1 quart 2 percent milk
3 tablespoons plain low-fat yogurt

1. Place milk in a large saucepan over medium-high heat; cook until it reaches 180 degrees F, stirring occasionally to prevent scorching, 5 to 7 minutes. Let cool to 115 degrees F. 
2. Whisk together 1 cup milk and the yogurt. Stir into remaining milk.
3. Transfer to a 1 quart mason jar or leave in the saucepan and wrap without a lid in 2 clean kitchen towels, completely covering sides and top. Let stand undisturbed in a warm place (I found the incubation works best in an area about 100 degrees F. You can try preheating your oven earlier to a low setting then turn it off and place the covered jar or pan in the warm oven) until yogurt has the consistency of custard, 4 to 5 hours.
4. Refrigerate uncovered jar; when it's cool to the touch, about 30 minutes, screw on a tight-fitting lid. Yogurt can be refrigerated up to 1 week.

Recipe from Martha Stewart Living December 2012

Pistachio and Apricot Granola
makes about 1 quart

2 cups gluten free old fashioned rolled oats
3/4 cups raw pistachios, hulled and chopped
1/2 cup pepitas
1/4 cup pure maple syrup
1/4 cup extra virgin olive oil
1/4 cup packed dark brown sugar
1/2 teaspoon salt
1/4 teaspoon ground cinnamon
1/4 teaspoon ground cardamom
1/2 cup chopped dried apricots

Preheat oven to 300 degrees F. In a large bowl, combine oats, maple syrup, olive oil, brown sugar, salt, cinnamon and cardamom. Spread mixture on a rimmed baking sheet in an even layer and bake for 30 minutes, stirring occasionally, making sure to bring in the granola from the sides of the sheet, as it browns more quickly. Mix in the pistachios and pepitas and bake another 15 minutes, until granola is brown and well toasted. Take out of the oven, stir in the apricots, and let cool. 

Recipe adapted from Erin's Food Files Love and Olive Oil

Almond Coconut Berry Granola
makes about 1 quart

2 cups gluten free old fashioned rolled oats
1/2 cup coconut flakes
2 tablespoons packed dark brown sugar
1/4 teaspoon salt
1/4 cup honey
3 tablespoons canola oil
1 tablespoon water
1/2 cup slivered almonds
1/2 cup mixed dried berries

Preheat oven to 275 degrees F. In a large bowl, mix together oats, coconut, brown sugar and salt. In a small saucepan, bring honey, oil and water to a simmer over low heat. Drizzle over oat mixture and stir to combine. Spread out mixture on a rimmed baking sheet in an even layer and bake for 30 minutes, stirring occasionally, making sure to bring in the granola from the sides of the sheet, as it browns more quickly. Mix in almonds and bake another 15 minutes, until granola is brown and well toasted. Take out of the oven, stir in the berries, and let cool. 
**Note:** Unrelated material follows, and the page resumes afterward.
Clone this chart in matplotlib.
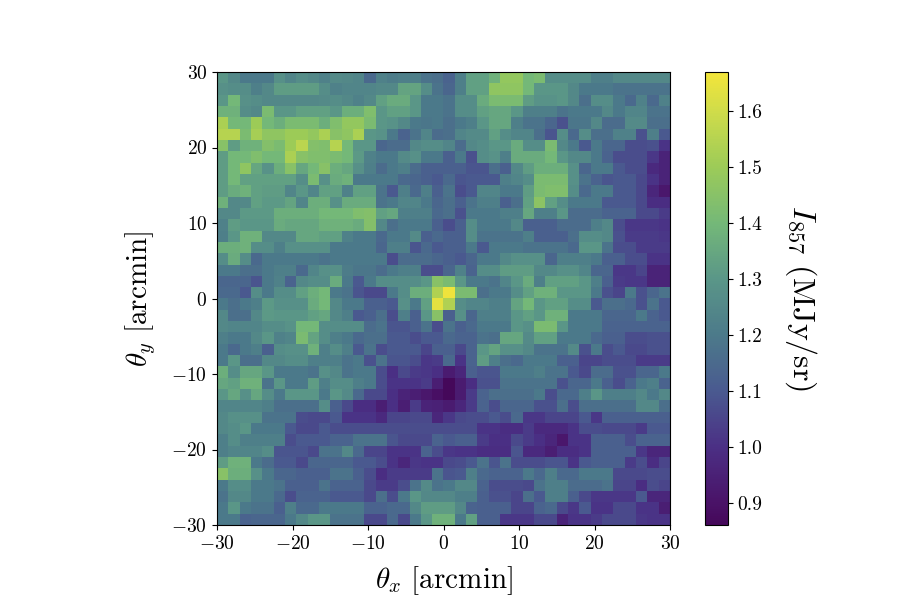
import numpy as np
import matplotlib
matplotlib.use("Agg")
from matplotlib import pyplot as plt
from matplotlib.colors import LinearSegmentedColormap

plt.rcParams['font.family'] = ['cmr10']
plt.rcParams['mathtext.fontset'] = 'cm'
plt.rcParams['axes.formatter.use_mathtext'] = True
plt.rcParams['axes.unicode_minus'] = True

# intensity in units of 0.01 MJy/sr, top row first (theta_y = +30 down to -30)
intensity_rows = [
    [130,125,120,120,120,128,124,127,125,123,126,125,124,115,123,121,122,122,118,117,113,122,133,133,138,148,148,140,142,127,127,127,127,122,122,125,125,125,125,125],
    [128,127,127,122,125,132,132,132,132,127,123,124,124,124,125,125,134,134,127,118,114,122,133,133,147,147,147,140,130,130,130,125,120,120,120,118,118,118,118,118],
    [130,140,128,127,125,125,125,125,125,126,127,125,123,125,133,136,136,130,120,120,118,127,127,136,142,142,142,132,129,129,130,125,117,127,127,120,115,123,115,123],
    [138,138,127,125,142,130,130,133,133,133,130,137,137,143,130,133,133,130,120,120,118,127,127,133,135,135,130,122,122,122,118,120,120,120,125,120,124,124,118,118],
    [153,140,140,150,140,137,142,142,142,137,143,148,148,142,130,129,125,120,119,120,117,120,122,130,135,135,122,118,118,114,108,119,119,125,116,116,126,126,117,117],
    [155,155,142,152,147,147,150,150,148,153,145,147,153,130,129,120,113,118,124,116,117,124,126,126,133,127,124,124,117,109,127,115,127,117,117,123,123,108,122,110],
    [145,132,138,138,144,142,150,156,144,143,155,140,130,130,114,116,116,125,127,127,124,116,125,127,130,130,136,127,127,142,125,120,110,120,114,114,107,107,108,101],
    [132,140,140,143,140,140,153,145,143,143,142,140,131,123,120,120,126,128,120,120,112,120,108,127,129,122,136,136,136,140,130,125,125,120,113,107,107,107,102,96],
    [132,140,147,135,129,137,145,135,140,145,137,135,128,122,116,120,122,116,112,112,112,112,109,109,117,112,125,132,137,137,137,128,114,120,120,110,107,107,98,96],
    [132,140,133,133,133,133,133,127,142,128,136,138,120,120,120,120,115,114,112,110,115,109,110,110,110,122,124,127,142,142,142,128,118,113,109,110,110,106,101,96],
    [132,136,138,133,132,132,124,130,124,133,133,123,133,133,118,110,122,115,122,112,118,107,110,124,124,120,120,132,142,143,143,127,115,120,120,110,110,106,97,92],
    [138,125,125,133,131,131,134,124,137,137,128,136,136,136,118,120,124,124,120,114,117,112,118,122,122,112,117,133,146,133,127,120,120,120,110,110,110,106,99,99],
    [125,125,131,131,131,137,137,137,137,140,140,140,143,144,133,135,122,122,122,115,117,108,120,120,120,122,122,135,122,122,130,116,116,116,113,113,113,106,106,103],
    [123,132,130,130,130,136,135,135,135,138,138,138,136,144,125,117,120,120,120,112,107,112,127,120,120,120,125,112,112,112,116,116,116,122,125,107,102,102,102,101],
    [122,130,138,138,125,125,125,135,135,133,133,123,120,120,115,120,120,126,112,115,112,112,127,118,118,118,118,122,112,112,112,117,127,127,125,108,103,103,103,102],
    [137,137,138,127,127,122,128,128,128,128,120,120,120,120,114,122,122,109,115,110,112,112,120,110,120,120,120,118,118,118,118,115,130,130,118,107,107,103,103,103],
    [127,136,127,115,120,120,120,120,120,118,120,120,120,120,120,107,116,116,116,114,112,110,114,120,120,125,128,128,128,114,122,122,122,120,112,112,107,107,101,101],
    [120,120,117,117,120,122,122,115,124,128,128,121,119,119,116,120,122,122,107,107,114,123,113,127,127,132,132,132,125,125,128,128,124,114,114,102,102,105,96,96],
    [114,114,114,109,120,123,113,125,127,127,136,120,110,120,127,127,127,127,130,145,142,130,120,120,118,124,130,136,122,133,133,133,130,122,112,103,102,102,96,96],
    [115,115,110,127,120,127,127,133,137,140,120,118,109,106,106,120,127,137,137,154,166,142,142,117,120,120,127,133,138,138,130,130,130,120,108,105,120,108,114,118],
    [120,117,120,122,131,128,128,128,136,140,125,120,120,112,112,110,128,120,133,164,154,127,124,124,122,122,134,140,130,133,133,127,127,110,117,117,115,108,118,110],
    [125,117,117,125,131,130,130,130,133,135,125,122,110,112,117,107,122,112,130,145,112,128,114,122,122,122,130,133,130,138,138,120,120,120,114,114,114,120,113,110],
    [125,124,124,124,127,127,129,140,140,127,127,127,127,116,118,109,109,112,118,107,118,112,115,120,120,120,130,128,142,142,130,120,120,120,113,113,113,113,113,113],
    [122,120,120,125,130,123,124,142,134,127,122,120,115,117,117,110,110,107,110,110,115,113,113,118,117,135,135,126,133,133,120,120,120,115,112,112,107,107,108,108],
    [120,115,120,122,112,127,128,128,138,122,127,122,110,118,107,110,110,110,105,112,112,106,113,130,134,128,128,125,118,118,118,126,108,120,107,110,106,106,108,108],
    [120,130,117,117,125,125,127,127,122,122,122,118,120,108,118,109,109,107,102,103,115,101,113,132,122,117,115,120,120,120,112,112,105,105,107,107,107,103,103,103],
    [137,127,135,135,130,120,120,120,118,128,125,118,120,120,107,100,106,103,102,100,93,97,112,109,109,120,120,120,122,118,118,110,106,116,116,108,108,114,114,120],
    [135,133,138,138,118,130,120,120,132,122,127,127,122,120,107,101,101,101,103,94,86,93,99,108,108,118,118,118,118,118,108,114,114,120,112,107,113,120,122,113],
    [130,135,128,135,127,120,130,130,130,120,130,126,115,106,106,100,96,94,92,89,86,93,103,113,117,117,117,117,120,107,115,115,122,130,122,122,122,125,120,125],
    [124,124,124,124,122,117,117,117,117,127,112,106,99,99,94,100,94,103,96,95,93,97,103,113,107,114,114,114,108,108,117,107,117,117,117,117,117,125,125,117],
    [125,128,128,128,118,118,118,107,106,106,110,101,101,101,98,105,105,106,106,97,102,106,107,107,110,107,115,102,102,105,105,105,110,102,112,112,112,112,112,112],
    [125,127,130,120,120,120,110,106,106,110,107,107,107,107,107,107,107,107,107,107,107,107,107,101,101,99,99,103,98,98,98,101,107,107,106,106,106,103,110,110],
    [122,127,122,122,122,122,107,110,110,110,113,113,118,118,118,109,106,106,106,113,110,112,112,103,100,100,106,103,100,97,92,101,101,112,112,112,107,113,113,113],
    [122,124,124,124,127,109,109,109,106,118,118,125,115,105,105,101,101,101,113,107,102,101,101,99,99,99,109,98,98,94,99,99,101,112,112,112,112,102,97,97],
    [132,138,138,120,116,110,110,106,114,114,114,114,110,110,107,101,97,102,101,101,106,107,110,118,109,118,107,107,107,109,109,101,110,112,112,112,103,107,99,105],
    [145,137,137,128,120,114,114,112,112,112,118,118,112,107,99,103,103,103,103,118,109,110,122,115,113,113,113,120,115,122,115,115,120,120,120,106,106,106,107,107],
    [120,127,127,120,120,118,112,112,112,118,113,113,113,106,103,103,107,118,126,118,120,125,125,113,107,107,107,106,118,122,122,116,116,116,118,105,105,99,107,105],
    [118,125,125,120,120,115,107,113,113,113,110,110,110,106,117,107,120,130,125,125,125,122,122,112,108,108,105,117,110,122,122,112,106,102,102,102,102,110,97,97],
    [120,130,120,118,118,112,122,115,115,120,120,120,120,113,113,115,115,125,132,132,132,125,113,112,112,112,105,105,113,115,106,102,110,101,101,106,106,101,101,94],
    [120,120,113,114,114,114,120,125,130,130,118,118,118,106,106,115,106,120,130,138,138,120,133,112,112,102,102,102,106,106,96,101,101,103,106,106,106,102,101,101],
]
theta_ticks = [-30, -20, -10, 0, 10, 20, 30]
cbar_ticks = [0.9, 1.0, 1.1, 1.2, 1.3, 1.4, 1.5, 1.6]

vmin, vmax = 0.86, 1.67
# washed-out viridis as it looks in the picture
cmap_values = [0.86, 0.9, 1.0, 1.1, 1.2, 1.3, 1.4, 1.5, 1.6, 1.67]
cmap_colors = ['#45085a', '#4a1368', '#4b3085', '#4a5a90', '#4c7a8a', '#5a9688',
               '#74b878', '#9ccb58', '#cfdc4a', '#f3e53a']

intensity = np.array(intensity_rows) / 100.0
cmap = LinearSegmentedColormap.from_list(
    'washed', [((v - vmin) / (vmax - vmin), c) for v, c in zip(cmap_values, cmap_colors)])

fig = plt.figure(figsize=(9, 6), dpi=100)
ax = fig.add_axes([217/900, 1 - 525/600, 453/900, 453/600])
im = ax.imshow(intensity, extent=[-30, 30, -30, 30], origin='upper',
               cmap=cmap, vmin=vmin, vmax=vmax, interpolation='nearest')
ax.set_xticks(theta_ticks)
ax.set_yticks(theta_ticks)
ax.tick_params(labelsize=14)
ax.set_xlabel(r'$\theta_x\ [\mathrm{arcmin}]$', fontsize=21, labelpad=8)
ax.set_ylabel(r'$\theta_y\ [\mathrm{arcmin}]$', fontsize=21, labelpad=10)

cax = fig.add_axes([705/900, 1 - 525/600, 23/900, 453/600])
cbar = fig.colorbar(im, cax=cax, ticks=cbar_ticks)
cbar.ax.set_yticklabels(['%.1f' % t for t in cbar_ticks])
cbar.ax.tick_params(labelsize=14)
cbar.set_label(r'$I_{857}\ (\mathrm{MJy/sr})$', fontsize=23, rotation=270, labelpad=40)

plt.savefig("out.png", dpi=100)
Recipe adapted from Cook Smart with Pam Anderson 

Apple Molasses

Bring 1 gallon of fresh apple cider to a boil in a non- reactive stock pot over medium-high heat. Lower heat and let simmer until the consistency of thick syrup and reduced to about 2 cups (this can take awhile, so make sure you are around for a few hours). Store in a jar in the refrigerator and enjoy with yogurt, waffles, pancakes, ice cream, etc.